* _Material for this exercise_:

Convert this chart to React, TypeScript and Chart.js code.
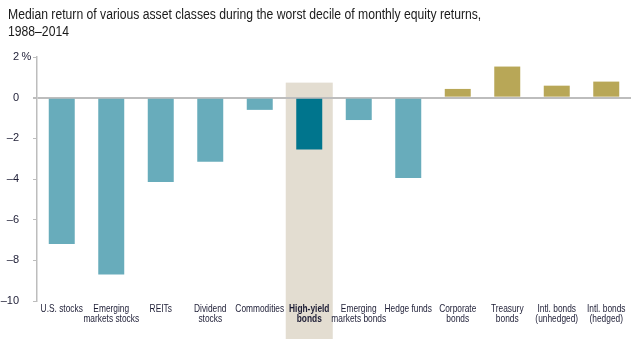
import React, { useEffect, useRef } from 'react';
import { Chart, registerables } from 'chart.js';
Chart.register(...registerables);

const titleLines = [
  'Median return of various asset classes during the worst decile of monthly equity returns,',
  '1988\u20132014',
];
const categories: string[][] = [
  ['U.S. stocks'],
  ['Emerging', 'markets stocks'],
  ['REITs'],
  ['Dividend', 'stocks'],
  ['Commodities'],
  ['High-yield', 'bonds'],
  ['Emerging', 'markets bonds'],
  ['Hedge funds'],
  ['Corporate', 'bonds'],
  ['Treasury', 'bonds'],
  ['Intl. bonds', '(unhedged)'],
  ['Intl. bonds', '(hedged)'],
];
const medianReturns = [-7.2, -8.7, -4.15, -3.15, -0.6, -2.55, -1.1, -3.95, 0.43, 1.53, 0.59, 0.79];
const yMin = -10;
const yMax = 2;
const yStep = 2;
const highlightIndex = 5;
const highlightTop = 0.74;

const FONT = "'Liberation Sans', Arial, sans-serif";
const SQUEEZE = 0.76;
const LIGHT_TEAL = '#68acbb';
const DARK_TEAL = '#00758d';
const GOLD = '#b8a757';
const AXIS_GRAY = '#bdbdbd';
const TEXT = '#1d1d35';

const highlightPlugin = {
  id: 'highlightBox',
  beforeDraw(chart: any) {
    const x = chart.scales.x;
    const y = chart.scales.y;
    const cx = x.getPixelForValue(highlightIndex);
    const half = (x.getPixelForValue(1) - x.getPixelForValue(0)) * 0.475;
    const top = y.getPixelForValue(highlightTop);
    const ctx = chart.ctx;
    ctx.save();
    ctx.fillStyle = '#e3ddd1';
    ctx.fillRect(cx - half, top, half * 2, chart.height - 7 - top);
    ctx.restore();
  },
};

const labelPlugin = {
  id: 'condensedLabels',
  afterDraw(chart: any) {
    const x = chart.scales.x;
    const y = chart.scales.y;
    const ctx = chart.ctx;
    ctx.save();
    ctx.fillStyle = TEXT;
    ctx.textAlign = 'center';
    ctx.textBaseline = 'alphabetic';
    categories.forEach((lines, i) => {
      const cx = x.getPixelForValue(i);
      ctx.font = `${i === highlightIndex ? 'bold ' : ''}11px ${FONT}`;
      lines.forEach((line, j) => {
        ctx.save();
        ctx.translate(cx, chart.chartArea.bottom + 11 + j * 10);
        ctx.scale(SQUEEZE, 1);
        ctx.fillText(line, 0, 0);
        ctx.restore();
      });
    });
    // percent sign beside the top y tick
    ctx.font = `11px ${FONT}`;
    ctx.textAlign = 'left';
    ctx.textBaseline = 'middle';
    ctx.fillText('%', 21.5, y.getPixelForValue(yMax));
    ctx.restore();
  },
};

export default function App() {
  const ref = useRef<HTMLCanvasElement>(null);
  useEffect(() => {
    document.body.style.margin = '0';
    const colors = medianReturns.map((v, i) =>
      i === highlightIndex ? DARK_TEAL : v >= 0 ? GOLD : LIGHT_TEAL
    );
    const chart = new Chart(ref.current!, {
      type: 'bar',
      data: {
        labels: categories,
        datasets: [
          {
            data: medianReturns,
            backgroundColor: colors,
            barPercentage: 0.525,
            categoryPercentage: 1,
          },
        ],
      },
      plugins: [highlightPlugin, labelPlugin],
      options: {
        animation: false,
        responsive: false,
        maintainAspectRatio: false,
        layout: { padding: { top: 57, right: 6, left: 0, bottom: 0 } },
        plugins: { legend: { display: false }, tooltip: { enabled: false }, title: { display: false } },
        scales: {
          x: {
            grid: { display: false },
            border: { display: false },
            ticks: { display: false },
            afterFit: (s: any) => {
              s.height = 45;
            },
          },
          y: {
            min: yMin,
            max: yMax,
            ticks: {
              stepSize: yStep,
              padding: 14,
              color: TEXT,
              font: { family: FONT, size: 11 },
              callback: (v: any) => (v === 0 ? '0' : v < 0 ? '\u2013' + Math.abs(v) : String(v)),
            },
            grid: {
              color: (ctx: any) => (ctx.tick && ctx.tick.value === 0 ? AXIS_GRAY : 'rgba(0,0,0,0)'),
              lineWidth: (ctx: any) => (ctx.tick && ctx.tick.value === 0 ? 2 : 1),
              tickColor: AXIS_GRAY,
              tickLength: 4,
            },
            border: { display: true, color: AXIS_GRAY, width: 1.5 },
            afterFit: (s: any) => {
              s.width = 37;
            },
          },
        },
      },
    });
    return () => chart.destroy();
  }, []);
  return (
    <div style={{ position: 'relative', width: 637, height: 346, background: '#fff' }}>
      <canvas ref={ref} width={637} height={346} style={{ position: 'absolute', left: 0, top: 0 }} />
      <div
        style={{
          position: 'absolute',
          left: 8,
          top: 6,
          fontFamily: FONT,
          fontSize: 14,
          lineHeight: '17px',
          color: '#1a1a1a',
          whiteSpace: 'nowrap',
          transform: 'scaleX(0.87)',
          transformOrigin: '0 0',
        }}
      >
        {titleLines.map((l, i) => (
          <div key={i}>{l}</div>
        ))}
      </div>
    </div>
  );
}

==

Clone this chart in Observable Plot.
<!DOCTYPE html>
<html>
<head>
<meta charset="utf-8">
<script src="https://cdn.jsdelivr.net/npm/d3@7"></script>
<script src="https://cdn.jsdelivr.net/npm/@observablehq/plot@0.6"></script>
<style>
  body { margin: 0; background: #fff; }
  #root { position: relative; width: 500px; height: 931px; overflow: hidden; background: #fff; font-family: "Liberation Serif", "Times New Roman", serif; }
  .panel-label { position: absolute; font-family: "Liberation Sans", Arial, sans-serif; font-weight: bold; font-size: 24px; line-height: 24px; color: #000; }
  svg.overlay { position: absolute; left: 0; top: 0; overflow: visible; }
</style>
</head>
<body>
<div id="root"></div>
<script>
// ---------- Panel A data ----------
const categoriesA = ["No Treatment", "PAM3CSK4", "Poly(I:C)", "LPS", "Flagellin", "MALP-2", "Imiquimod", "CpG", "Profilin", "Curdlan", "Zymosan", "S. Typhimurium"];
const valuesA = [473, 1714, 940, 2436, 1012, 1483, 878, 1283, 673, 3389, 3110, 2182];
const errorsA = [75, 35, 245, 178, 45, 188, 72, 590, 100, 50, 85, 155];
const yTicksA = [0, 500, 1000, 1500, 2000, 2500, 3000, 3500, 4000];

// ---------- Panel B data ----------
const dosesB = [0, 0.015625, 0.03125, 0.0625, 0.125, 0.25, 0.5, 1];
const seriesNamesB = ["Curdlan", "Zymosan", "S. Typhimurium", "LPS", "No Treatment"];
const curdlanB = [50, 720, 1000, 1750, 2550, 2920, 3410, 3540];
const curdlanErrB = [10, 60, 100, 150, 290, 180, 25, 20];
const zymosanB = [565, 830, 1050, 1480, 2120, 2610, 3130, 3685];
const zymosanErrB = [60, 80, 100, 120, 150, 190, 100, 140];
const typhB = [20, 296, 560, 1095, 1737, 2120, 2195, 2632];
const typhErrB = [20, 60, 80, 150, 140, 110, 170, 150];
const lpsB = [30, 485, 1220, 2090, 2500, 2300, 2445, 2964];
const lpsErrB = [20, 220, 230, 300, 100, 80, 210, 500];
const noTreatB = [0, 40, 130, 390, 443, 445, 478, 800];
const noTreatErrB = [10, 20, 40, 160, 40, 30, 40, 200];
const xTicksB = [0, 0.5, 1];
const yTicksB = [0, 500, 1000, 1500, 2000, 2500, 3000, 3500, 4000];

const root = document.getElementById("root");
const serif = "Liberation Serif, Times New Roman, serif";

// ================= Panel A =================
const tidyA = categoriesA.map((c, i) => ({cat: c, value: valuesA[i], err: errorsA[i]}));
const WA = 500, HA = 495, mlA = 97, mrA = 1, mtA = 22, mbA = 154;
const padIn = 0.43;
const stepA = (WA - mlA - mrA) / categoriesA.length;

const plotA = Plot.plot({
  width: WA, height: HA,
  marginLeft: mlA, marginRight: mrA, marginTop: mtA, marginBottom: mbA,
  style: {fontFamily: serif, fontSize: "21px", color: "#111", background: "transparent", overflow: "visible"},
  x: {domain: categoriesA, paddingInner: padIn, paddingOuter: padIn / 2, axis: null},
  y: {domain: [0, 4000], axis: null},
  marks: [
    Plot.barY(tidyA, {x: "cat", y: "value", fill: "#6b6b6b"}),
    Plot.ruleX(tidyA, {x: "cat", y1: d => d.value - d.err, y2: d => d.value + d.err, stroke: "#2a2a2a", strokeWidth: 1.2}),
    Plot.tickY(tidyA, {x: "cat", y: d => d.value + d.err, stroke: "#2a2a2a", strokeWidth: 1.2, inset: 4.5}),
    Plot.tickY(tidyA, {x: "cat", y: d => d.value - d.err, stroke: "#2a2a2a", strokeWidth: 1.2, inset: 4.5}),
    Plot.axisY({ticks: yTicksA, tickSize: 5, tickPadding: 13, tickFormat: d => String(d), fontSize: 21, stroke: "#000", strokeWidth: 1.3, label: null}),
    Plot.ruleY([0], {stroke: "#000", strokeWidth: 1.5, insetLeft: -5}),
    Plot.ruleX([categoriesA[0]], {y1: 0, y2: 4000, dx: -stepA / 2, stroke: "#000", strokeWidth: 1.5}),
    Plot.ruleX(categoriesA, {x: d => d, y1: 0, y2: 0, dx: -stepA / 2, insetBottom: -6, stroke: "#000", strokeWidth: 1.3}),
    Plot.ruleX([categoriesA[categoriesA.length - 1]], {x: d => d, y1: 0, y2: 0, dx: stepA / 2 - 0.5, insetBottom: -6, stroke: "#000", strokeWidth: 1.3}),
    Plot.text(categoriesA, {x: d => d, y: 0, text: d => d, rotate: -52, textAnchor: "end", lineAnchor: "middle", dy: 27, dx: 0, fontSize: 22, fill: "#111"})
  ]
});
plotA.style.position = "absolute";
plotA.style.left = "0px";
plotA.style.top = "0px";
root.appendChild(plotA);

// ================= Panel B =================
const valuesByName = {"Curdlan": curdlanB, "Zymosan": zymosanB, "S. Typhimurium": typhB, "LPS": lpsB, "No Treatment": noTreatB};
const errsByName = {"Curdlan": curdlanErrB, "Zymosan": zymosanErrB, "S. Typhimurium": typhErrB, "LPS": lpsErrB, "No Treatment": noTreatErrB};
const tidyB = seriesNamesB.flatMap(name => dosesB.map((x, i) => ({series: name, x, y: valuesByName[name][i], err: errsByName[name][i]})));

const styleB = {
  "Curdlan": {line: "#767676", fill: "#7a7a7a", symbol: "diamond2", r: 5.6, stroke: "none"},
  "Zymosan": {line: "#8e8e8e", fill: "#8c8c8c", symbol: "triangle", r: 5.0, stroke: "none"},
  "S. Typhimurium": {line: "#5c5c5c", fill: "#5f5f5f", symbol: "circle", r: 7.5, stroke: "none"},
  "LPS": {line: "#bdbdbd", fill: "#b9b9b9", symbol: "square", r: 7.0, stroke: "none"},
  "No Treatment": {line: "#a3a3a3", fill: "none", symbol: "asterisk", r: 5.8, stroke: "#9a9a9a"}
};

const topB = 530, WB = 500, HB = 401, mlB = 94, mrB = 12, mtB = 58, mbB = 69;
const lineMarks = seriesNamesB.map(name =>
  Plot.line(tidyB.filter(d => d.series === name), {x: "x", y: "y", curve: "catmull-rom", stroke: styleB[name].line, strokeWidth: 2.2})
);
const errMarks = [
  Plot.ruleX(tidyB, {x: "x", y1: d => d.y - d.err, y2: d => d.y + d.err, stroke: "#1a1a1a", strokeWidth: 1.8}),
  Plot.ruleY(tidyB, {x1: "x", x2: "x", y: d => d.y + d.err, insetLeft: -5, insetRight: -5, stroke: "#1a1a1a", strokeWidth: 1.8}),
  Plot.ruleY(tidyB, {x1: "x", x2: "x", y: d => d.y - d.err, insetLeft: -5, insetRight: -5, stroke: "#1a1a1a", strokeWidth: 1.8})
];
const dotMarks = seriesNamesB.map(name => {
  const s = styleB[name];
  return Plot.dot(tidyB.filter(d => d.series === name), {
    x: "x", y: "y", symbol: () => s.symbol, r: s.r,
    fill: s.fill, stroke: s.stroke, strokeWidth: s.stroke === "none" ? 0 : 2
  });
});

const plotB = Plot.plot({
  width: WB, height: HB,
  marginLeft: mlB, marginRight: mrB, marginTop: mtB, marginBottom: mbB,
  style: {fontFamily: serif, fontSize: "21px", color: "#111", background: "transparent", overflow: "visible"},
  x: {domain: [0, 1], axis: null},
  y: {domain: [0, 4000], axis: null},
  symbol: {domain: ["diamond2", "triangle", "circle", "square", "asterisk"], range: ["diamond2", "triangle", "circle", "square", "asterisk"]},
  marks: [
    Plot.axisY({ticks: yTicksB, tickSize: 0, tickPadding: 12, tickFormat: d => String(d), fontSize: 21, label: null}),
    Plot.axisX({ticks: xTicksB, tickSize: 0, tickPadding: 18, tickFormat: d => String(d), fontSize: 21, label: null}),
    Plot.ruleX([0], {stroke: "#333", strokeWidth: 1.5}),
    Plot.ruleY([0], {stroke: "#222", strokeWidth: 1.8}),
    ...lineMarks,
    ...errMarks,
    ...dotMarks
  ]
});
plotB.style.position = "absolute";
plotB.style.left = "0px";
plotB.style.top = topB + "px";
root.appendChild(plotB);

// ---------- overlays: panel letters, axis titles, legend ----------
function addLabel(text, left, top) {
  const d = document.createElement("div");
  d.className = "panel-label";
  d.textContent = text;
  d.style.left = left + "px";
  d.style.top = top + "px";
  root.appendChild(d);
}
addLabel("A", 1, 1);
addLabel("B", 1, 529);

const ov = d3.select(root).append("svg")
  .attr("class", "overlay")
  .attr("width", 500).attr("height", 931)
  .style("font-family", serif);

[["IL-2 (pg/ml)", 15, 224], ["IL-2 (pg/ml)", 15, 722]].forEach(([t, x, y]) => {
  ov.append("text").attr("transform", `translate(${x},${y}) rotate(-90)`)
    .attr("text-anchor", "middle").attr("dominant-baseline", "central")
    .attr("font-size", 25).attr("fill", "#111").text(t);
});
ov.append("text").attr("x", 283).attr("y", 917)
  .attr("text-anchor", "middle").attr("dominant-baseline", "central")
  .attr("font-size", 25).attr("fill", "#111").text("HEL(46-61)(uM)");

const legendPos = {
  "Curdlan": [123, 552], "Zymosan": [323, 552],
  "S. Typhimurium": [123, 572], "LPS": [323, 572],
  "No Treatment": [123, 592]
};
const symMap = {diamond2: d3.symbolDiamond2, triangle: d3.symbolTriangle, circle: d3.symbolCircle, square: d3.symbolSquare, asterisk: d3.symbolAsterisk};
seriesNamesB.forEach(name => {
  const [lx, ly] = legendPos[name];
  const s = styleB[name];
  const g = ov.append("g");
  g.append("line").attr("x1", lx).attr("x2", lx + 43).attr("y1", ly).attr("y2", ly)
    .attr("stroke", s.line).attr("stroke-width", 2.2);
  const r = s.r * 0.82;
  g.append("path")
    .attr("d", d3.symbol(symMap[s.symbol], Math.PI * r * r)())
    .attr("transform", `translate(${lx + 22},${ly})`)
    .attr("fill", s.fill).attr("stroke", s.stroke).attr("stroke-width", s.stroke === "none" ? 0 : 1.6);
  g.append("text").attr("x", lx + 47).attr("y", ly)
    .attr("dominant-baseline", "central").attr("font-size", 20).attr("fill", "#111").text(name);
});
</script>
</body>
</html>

* _Task description_:
Keep to the lines between the line with "Convert this chart" and the line with "const highlightTop = 0.74;", inclusive, and transcribe them without pictures.

* _Output for this task_:
Convert this chart to React, TypeScript and Chart.js code.
import React, { useEffect, useRef } from 'react';
import { Chart, registerables } from 'chart.js';
Chart.register(...registerables);

const titleLines = [
  'Median return of various asset classes during the worst decile of monthly equity returns,',
  '1988\u20132014',
];
const categories: string[][] = [
  ['U.S. stocks'],
  ['Emerging', 'markets stocks'],
  ['REITs'],
  ['Dividend', 'stocks'],
  ['Commodities'],
  ['High-yield', 'bonds'],
  ['Emerging', 'markets bonds'],
  ['Hedge funds'],
  ['Corporate', 'bonds'],
  ['Treasury', 'bonds'],
  ['Intl. bonds', '(unhedged)'],
  ['Intl. bonds', '(hedged)'],
];
const medianReturns = [-7.2, -8.7, -4.15, -3.15, -0.6, -2.55, -1.1, -3.95, 0.43, 1.53, 0.59, 0.79];
const yMin = -10;
const yMax = 2;
const yStep = 2;
const highlightIndex = 5;
const highlightTop = 0.74;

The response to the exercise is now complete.